Materials provided:
________________

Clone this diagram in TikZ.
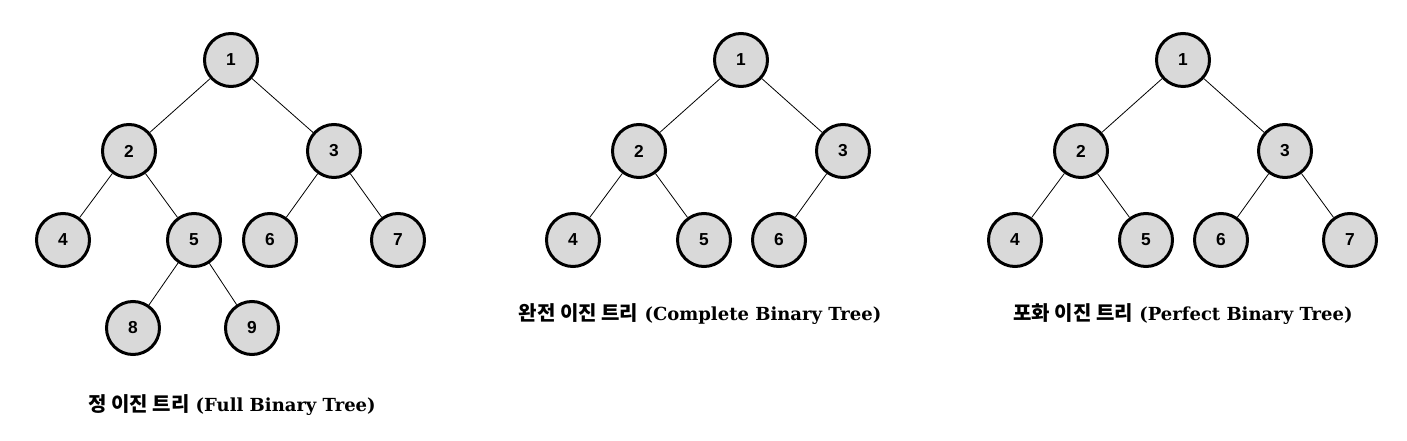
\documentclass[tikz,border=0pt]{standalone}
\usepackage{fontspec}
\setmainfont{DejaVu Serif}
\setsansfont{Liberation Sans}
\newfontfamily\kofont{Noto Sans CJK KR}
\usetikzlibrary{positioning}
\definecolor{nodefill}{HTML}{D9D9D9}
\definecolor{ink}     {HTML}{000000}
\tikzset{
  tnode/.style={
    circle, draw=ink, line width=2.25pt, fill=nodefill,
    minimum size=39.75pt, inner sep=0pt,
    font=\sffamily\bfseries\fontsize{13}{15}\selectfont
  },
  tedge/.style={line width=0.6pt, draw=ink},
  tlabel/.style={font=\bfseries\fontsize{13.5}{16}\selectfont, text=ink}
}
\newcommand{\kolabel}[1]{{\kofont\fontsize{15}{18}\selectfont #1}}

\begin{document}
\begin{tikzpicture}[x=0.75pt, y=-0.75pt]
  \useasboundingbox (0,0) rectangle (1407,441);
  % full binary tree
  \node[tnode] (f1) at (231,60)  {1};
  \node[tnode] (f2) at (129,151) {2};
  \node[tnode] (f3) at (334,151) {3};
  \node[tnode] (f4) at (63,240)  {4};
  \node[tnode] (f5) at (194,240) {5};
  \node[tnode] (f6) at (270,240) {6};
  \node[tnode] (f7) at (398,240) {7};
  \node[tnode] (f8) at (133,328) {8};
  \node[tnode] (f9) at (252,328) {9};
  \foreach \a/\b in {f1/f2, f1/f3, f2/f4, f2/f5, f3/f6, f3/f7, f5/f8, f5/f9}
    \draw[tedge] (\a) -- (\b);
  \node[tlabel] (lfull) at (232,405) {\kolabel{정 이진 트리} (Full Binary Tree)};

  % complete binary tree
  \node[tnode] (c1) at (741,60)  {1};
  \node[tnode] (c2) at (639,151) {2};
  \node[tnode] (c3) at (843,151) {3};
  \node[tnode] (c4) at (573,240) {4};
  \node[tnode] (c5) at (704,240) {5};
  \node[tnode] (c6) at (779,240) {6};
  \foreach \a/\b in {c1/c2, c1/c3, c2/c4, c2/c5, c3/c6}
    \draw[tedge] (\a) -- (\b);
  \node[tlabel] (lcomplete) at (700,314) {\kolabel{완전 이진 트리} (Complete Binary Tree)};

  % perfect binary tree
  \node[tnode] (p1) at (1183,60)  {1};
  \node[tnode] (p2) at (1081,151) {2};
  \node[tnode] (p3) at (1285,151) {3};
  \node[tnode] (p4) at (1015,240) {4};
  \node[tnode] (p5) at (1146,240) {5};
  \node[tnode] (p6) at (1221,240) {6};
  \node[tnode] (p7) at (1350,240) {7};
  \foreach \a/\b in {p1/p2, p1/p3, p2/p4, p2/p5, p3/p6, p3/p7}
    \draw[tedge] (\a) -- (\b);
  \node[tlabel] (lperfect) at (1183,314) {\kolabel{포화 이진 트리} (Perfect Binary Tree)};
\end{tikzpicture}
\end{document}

________________

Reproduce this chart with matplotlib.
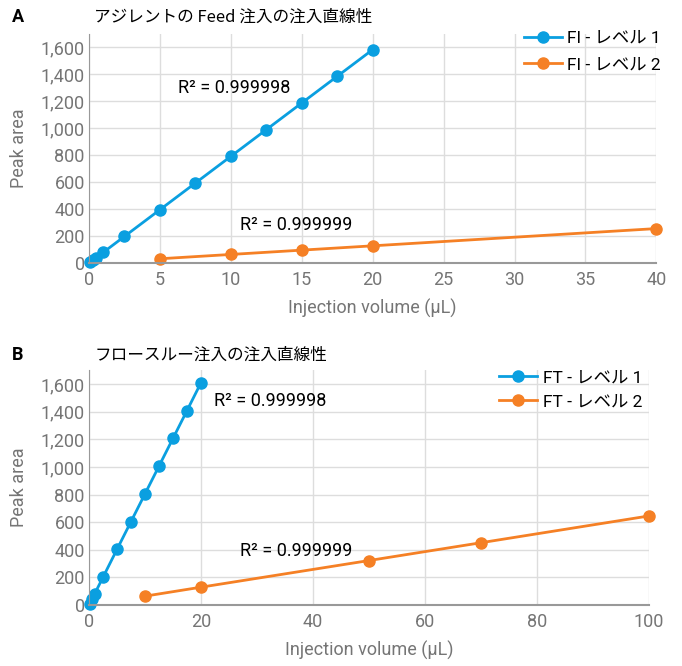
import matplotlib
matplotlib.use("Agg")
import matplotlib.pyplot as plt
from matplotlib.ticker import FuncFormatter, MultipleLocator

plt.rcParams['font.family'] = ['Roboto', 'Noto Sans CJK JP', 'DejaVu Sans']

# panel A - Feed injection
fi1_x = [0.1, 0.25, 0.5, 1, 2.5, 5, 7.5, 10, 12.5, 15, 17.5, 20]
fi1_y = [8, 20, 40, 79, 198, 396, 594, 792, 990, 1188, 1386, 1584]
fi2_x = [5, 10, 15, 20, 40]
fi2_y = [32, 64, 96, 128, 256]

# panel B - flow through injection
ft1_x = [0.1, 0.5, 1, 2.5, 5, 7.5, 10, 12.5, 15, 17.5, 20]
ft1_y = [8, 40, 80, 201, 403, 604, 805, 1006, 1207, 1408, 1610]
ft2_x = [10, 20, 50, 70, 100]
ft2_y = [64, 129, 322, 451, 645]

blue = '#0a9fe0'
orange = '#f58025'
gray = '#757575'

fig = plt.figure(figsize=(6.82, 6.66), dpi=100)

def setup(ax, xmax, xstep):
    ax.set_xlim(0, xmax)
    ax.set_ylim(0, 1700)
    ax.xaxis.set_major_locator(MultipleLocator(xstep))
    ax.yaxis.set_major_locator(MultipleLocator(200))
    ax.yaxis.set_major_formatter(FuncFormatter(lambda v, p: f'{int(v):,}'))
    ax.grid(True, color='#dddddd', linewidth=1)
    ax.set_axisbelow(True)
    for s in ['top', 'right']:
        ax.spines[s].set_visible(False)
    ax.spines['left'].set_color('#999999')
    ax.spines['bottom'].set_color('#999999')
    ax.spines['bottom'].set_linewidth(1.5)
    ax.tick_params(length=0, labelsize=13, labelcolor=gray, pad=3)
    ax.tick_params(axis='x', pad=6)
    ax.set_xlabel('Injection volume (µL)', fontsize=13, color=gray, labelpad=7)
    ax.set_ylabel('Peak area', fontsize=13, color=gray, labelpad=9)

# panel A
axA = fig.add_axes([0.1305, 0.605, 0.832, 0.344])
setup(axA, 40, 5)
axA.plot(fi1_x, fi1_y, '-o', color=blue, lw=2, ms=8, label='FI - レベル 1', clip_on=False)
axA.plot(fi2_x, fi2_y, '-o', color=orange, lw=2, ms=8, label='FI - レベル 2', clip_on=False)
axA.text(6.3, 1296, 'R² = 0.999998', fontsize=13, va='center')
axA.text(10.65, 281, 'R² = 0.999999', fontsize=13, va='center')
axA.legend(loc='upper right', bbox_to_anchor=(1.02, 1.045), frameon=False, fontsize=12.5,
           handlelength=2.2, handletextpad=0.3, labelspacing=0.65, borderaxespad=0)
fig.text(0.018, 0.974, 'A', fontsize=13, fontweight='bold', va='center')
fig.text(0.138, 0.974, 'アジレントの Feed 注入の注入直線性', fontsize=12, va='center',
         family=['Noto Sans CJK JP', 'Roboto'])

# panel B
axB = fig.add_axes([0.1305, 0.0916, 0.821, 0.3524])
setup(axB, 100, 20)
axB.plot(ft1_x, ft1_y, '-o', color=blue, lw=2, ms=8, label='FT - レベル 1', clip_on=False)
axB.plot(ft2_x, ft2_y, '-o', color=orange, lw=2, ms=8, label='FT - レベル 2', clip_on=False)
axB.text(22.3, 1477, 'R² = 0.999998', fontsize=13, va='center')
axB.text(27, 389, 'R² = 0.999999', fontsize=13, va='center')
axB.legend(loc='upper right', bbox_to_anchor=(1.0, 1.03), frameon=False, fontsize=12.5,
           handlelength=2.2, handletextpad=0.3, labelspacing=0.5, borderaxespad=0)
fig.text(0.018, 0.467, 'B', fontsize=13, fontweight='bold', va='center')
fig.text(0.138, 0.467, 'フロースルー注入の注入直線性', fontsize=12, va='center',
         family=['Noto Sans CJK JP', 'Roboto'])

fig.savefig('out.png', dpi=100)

________________

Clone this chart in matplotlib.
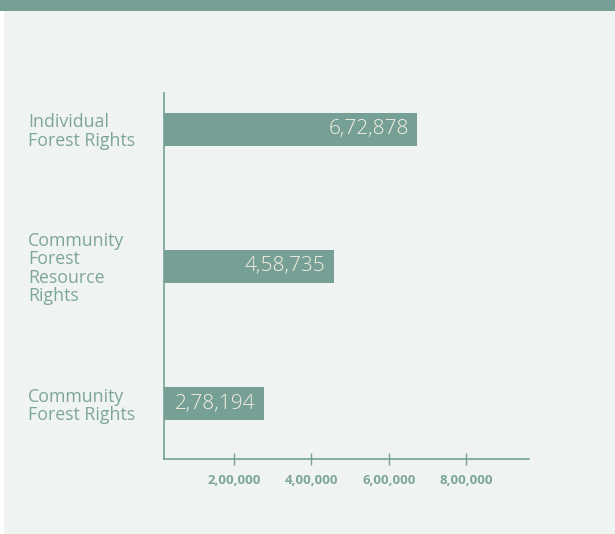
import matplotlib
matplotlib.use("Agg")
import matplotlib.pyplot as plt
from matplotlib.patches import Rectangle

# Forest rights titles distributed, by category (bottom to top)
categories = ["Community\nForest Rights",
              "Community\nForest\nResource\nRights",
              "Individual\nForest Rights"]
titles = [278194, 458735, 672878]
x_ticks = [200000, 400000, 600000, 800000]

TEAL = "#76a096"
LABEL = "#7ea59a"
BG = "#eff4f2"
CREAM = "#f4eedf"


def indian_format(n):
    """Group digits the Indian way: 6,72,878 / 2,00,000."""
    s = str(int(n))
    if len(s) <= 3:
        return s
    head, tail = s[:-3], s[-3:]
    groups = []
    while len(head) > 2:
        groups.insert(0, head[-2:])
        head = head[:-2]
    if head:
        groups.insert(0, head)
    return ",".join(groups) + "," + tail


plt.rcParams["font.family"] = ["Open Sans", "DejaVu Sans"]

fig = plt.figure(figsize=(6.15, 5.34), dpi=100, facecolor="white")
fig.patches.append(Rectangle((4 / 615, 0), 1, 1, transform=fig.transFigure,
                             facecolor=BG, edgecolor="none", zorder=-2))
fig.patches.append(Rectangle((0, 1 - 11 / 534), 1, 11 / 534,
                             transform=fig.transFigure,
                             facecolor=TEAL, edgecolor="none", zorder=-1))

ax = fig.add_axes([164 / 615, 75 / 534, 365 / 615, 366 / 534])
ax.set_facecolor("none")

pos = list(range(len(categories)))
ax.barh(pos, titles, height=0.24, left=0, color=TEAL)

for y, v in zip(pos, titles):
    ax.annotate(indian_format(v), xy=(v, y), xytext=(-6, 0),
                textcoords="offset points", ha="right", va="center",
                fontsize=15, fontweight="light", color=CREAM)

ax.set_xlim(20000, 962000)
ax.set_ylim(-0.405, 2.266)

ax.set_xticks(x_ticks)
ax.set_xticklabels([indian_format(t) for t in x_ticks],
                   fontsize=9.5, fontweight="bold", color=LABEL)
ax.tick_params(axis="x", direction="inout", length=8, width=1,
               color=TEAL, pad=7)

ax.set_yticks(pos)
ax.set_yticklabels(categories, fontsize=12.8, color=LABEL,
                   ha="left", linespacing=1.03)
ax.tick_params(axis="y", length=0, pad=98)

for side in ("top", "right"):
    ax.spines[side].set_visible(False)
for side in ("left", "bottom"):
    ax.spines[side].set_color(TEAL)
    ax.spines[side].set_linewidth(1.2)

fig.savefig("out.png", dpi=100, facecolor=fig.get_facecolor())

________________

Above are records with pictures. Reproduce exactly only the lines from the line with "Reproduce this chart with matplotlib." through the line with "fi2_y = [32, 64, 96, 128, 256]", both ends included, and leave the pictures out.

Final result:
Reproduce this chart with matplotlib.
import matplotlib
matplotlib.use("Agg")
import matplotlib.pyplot as plt
from matplotlib.ticker import FuncFormatter, MultipleLocator

plt.rcParams['font.family'] = ['Roboto', 'Noto Sans CJK JP', 'DejaVu Sans']

# panel A - Feed injection
fi1_x = [0.1, 0.25, 0.5, 1, 2.5, 5, 7.5, 10, 12.5, 15, 17.5, 20]
fi1_y = [8, 20, 40, 79, 198, 396, 594, 792, 990, 1188, 1386, 1584]
fi2_x = [5, 10, 15, 20, 40]
fi2_y = [32, 64, 96, 128, 256]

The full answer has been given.